Le dialogue très riche entretenu dans les installations vidéos de Peter Campus, pionnier de l’art vidéo né en 1937 à New York, entre l’image du visiteur et son double fait l’objet de la première exposition de l’artiste en France qui décrit ainsi son travail : “ce que je cherche à faire dans mes installations est d’engager le visiteur dans une relation à une projection de soi et ce que je fais est de manipuler certaines images ou aspects de soi“.
Les installations des années 70 mettent systématiquement en jeu un double ironique du visiteur qui chercherait en référence aux dialogues socratiques à se moquer géométriquement du visiteur pour lui faire entendre le contraire de ce qu’il attend. Anamnesis projette sur un écran deux doubles mouvants du visiteur, la seconde série d’images étant prise avec 3 secondes de décalage. Interface (photo) confronte le visiteur à son reflet sur une vitre, et à son double pris par une caméra placée derrière la vitre et projetée sur le mur à travers celle-ci. Les doubles “s’écartent ou se superposent simultanément selon le déplacement du visiteur”.
Les travaux vidéophotographiques postérieurs à 1979 rapprochent ses oeuvres de la peinture de Nicolas de Staël, notamment dans sa puissante Vague (2009) transformée en cubes mouvant au rythme et au son de la mer, jusqu’à l’oeuvre placide et apaisée tournée en 2016 dans le port de Pornic, arpenté par votre serviteur au moins une fois par an depuis près de 40 ans, Convergence d’images vers le port, comme une ultime tentative de l’artiste d’ouvrir l’accès au monde par le croisement de quatre caméras.

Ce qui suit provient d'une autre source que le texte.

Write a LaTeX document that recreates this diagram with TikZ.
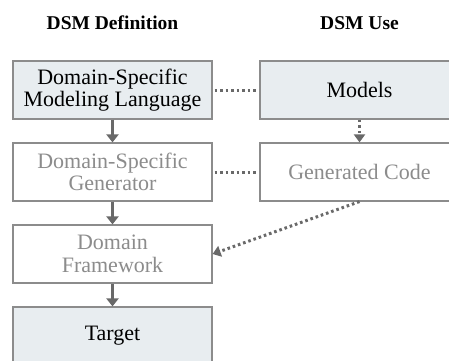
\documentclass[tikz,border=0pt]{standalone}
\usepackage{fontspec}
\setmainfont{Liberation Serif}
\usetikzlibrary{shapes, arrows.meta, positioning}

\definecolor{boxfill}{RGB}{232,237,240}
\definecolor{boxline}{RGB}{140,140,140}
\definecolor{greytext}{RGB}{140,140,140}
\definecolor{arrowgrey}{RGB}{105,105,105}

\begin{document}
\begin{tikzpicture}[node distance=82pt, font=\fontsize{22}{22.5}\selectfont]
    \tikzstyle{modelbox} = [rectangle, draw=boxline, line width=1.2pt, fill=boxfill, text centered, align=center, minimum width=199pt, minimum height=58pt]
    \tikzstyle{genbox} = [rectangle, draw=boxline, line width=1.2pt, fill=white, text=greytext, text centered, align=center, minimum width=199pt, minimum height=58pt]
    \tikzstyle{heading} = [font=\fontsize{19.5}{22}\selectfont\bfseries]
    \tikzstyle{arrow} = [draw=arrowgrey, line width=3.2pt, -{Triangle[width=12pt, length=8pt]}]
    \tikzstyle{link} = [draw=arrowgrey, line width=3pt, dash pattern=on 2.6pt off 2.9pt, shorten <=2pt, shorten >=2pt]
    \tikzstyle{dotarrow} = [draw=arrowgrey, line width=3pt, dash pattern=on 2.6pt off 2.9pt, -{Triangle[width=11pt, length=8pt]}]

    \useasboundingbox (0,0) rectangle (449pt,-360pt);

    \node (dsml) [modelbox] at (112.5pt,-90pt) {Domain-Specific\\Modeling Language};
    \node (generator) [genbox, below of=dsml] {Domain-Specific\\Generator};
    \node (framework) [genbox, below of=generator] {Domain\\Framework};
    \node (target) [modelbox, below of=framework] {Target};
    \node (models) [modelbox, right of=dsml, xshift=165pt] {Models};
    \node (code) [genbox, below of=models] {Generated Code};

    \node (defhead) [heading, above of=dsml, yshift=-15pt] {DSM Definition};
    \node (usehead) [heading, above of=models, yshift=-15pt] {DSM Use};

    % Arrows
    \draw [arrow] (dsml) -- (generator);
    \draw [arrow] (generator) -- (framework);
    \draw [arrow] (framework) -- (target);
    \draw [link] (dsml) -- (models);
    \draw [link] (generator) -- (code);
    \draw [dotarrow] (models) -- (code);
    \draw [dotarrow] (code.south) -- (framework.east);
\end{tikzpicture}
\end{document}
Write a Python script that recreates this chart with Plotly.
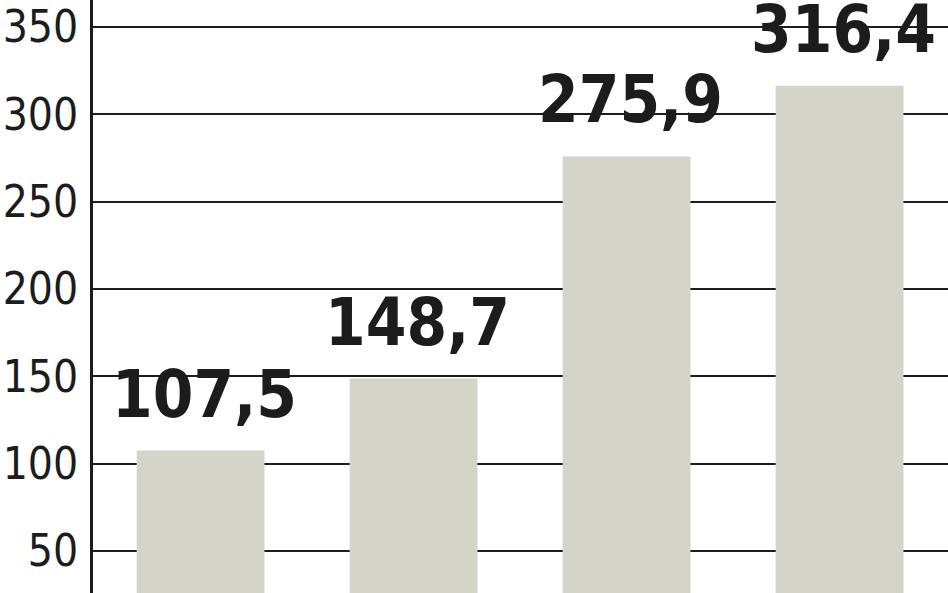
import plotly.graph_objects as go

# values (category labels are cut off in the reference)
categories = ["A", "B", "C", "D"]
values = [107.5, 148.7, 275.9, 316.4]
value_labels = ["107,5", "148,7", "275,9", "316,4"]
y_ticks = [50, 100, 150, 200, 250, 300, 350]

BAR_COLOR = "#d4d4c9"
INK = "#1c1c1c"

fig = go.Figure()
fig.add_trace(go.Bar(
    x=categories,
    y=values,
    width=0.6,
    marker=dict(color=BAR_COLOR, line=dict(width=0)),
    hoverinfo="skip",
))

# value labels sit a little above each bar
for cat, val, lab in zip(categories, values, value_labels):
    fig.add_annotation(
        x=cat, y=val, text=lab,
        showarrow=False, yanchor="bottom", xanchor="center",
        xshift=4, yshift=17,
        font=dict(family="DejaVu Sans Condensed", size=65, color=INK,
                  weight="bold"),
    )

fig.update_layout(
    width=948, height=593,
    margin=dict(l=93, r=0, t=0, b=0, autoexpand=False),
    paper_bgcolor="white", plot_bgcolor="white",
    showlegend=False,
    bargap=0.4,
)
fig.update_xaxes(
    range=[-0.505, 3.509], automargin=False,
    showticklabels=False, showgrid=False, zeroline=False,
    showline=False, ticks="",
)
fig.update_yaxes(
    range=[25.95, 365.46], automargin=False,
    tickvals=y_ticks,
    tickfont=dict(family="DejaVu Sans Condensed", size=44, color=INK),
    ticks="", ticklabelstandoff=3,
    showgrid=True, gridcolor=INK, gridwidth=2,
    zeroline=False,
    showline=True, linecolor=INK, linewidth=3,
)

# drop the page's default body margin so the figure sits at the top-left corner
fig.write_html("out.html", config={"displayModeBar": False},
               post_script="document.body.style.margin='0';")
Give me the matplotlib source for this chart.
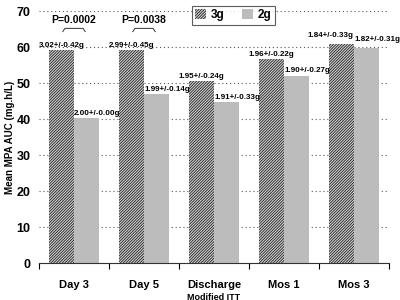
import numpy as np
import matplotlib.pyplot as plt

# data
categories = ["Day 3", "Day 5", "Discharge", "Mos 1", "Mos 3"]
auc_3g = [59.2, 59.2, 50.6, 56.7, 60.8]
auc_2g = [40.3, 46.9, 44.7, 52.0, 59.7]
dose_3g = ["3.02+/-0.42g", "2.99+/-0.45g", "1.95+/-0.24g", "1.96+/-0.22g", "1.84+/-0.33g"]
dose_2g = ["2.00+/-0.00g", "1.99+/-0.14g", "1.91+/-0.33g", "1.90+/-0.27g", "1.82+/-0.31g"]
p_values = ["P=0.0002", "P=0.0038"]

plt.rcParams["font.family"] = "Liberation Sans"
plt.rcParams["font.weight"] = "bold"
plt.rcParams["hatch.color"] = "#222222"
plt.rcParams["hatch.linewidth"] = 0.6

fig = plt.figure(figsize=(4, 3), dpi=100)
ax = fig.add_axes([0.0975, 0.123, 0.875, 0.840])

x = np.arange(len(categories)) + 0.5
w = 0.36
b3 = ax.bar(x - w / 2, auc_3g, w, color="#d0d0d0", hatch="/" * 12, label="3g", zorder=2)
b2 = ax.bar(x + w / 2, auc_2g, w, color="#bcbcbc", label="2g", zorder=2)

# dose labels over the bars
for i in range(len(categories)):
    dx = -0.15 if i == 4 else 0.0
    dy = 1.5 if i == 4 else 0.4
    ax.text(x[i] - w / 2 + dx, auc_3g[i] + dy, dose_3g[i], ha="center", va="bottom",
            fontsize=5.8, fontweight="bold")
    ax.text(x[i], auc_2g[i] + (1.5 if i == 4 else 0.4), dose_2g[i], ha="left", va="bottom",
            fontsize=5.8, fontweight="bold", clip_on=False)

# p-value brackets for Day 3 and Day 5
for i, p in enumerate(p_values):
    x0, x1 = x[i] - 0.16, x[i] + 0.16
    ax.plot([x0, x0 + 0.03, x1 - 0.03, x1], [64.3, 65.2, 65.2, 64.3], color="#333333",
            lw=0.7, zorder=3)
    ax.text(x[i], 66.2, p, ha="center", va="bottom", fontsize=7.5, fontweight="bold")

ax.set_xlim(0, len(categories))
ax.set_ylim(0, 70)
ax.set_yticks(range(0, 71, 10))
ax.set_xticks(np.arange(len(categories) + 1))
ax.set_xticklabels([])
ax.set_xticks(x, minor=True)
ax.set_xticklabels(categories, minor=True, fontsize=8, fontweight="bold")
ax.tick_params(axis="x", which="minor", length=0, pad=12)
ax.tick_params(axis="x", which="major", length=4, direction="out")
ax.tick_params(axis="y", length=0, labelsize=9, pad=6)
for lbl in ax.get_yticklabels():
    lbl.set_fontweight("bold")

ax.yaxis.grid(True, linestyle=(0, (1, 2.5)), color="#555555", lw=0.8, zorder=0)
ax.set_axisbelow(True)
for s in ["top", "right"]:
    ax.spines[s].set_visible(False)
ax.spines["left"].set_visible(False)
ax.spines["bottom"].set_color("#333333")

ax.set_ylabel("Mean MPA AUC (mg.h/L)", fontsize=7, fontweight="bold", labelpad=1)
ax.set_xlabel("Modified ITT", fontsize=6.5, fontweight="bold", labelpad=2)

leg = ax.legend(loc="upper center", bbox_to_anchor=(0.555, 1.045), ncol=2, frameon=True,
                fancybox=False, edgecolor="#333333", handlelength=0.9,
                handleheight=0.9, columnspacing=1.5, handletextpad=0.4, borderpad=0.3,
                prop={"weight": "bold", "size": 8.5})
leg.get_frame().set_linewidth(0.8)

fig.savefig("out.png", dpi=100)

Peter Campus, focalisé sur l’interaction physique du spectateur avec l’oeuvre qu’il contemple, ouvre ses installations emblématiques des années 70 au-delà de la nature morte exposée dans la plupart des musées, empilement de corps désirés, arrachés à l’oubli par la projection de l’artiste. L’artiste américain offre une chance au spectateur, pour reprendre les mots de Giorgio Agamben dans L’ouvert de l’homme et de l’animal, “d’apprendre à s’ennuyer, réveillé de sa propre stupeur et à sa propre stupeur. Ce réveil du vivant à son propre être étourdi, cette ouverture, angoissée et décidée, à un non-ouvert, c’est l’humain“.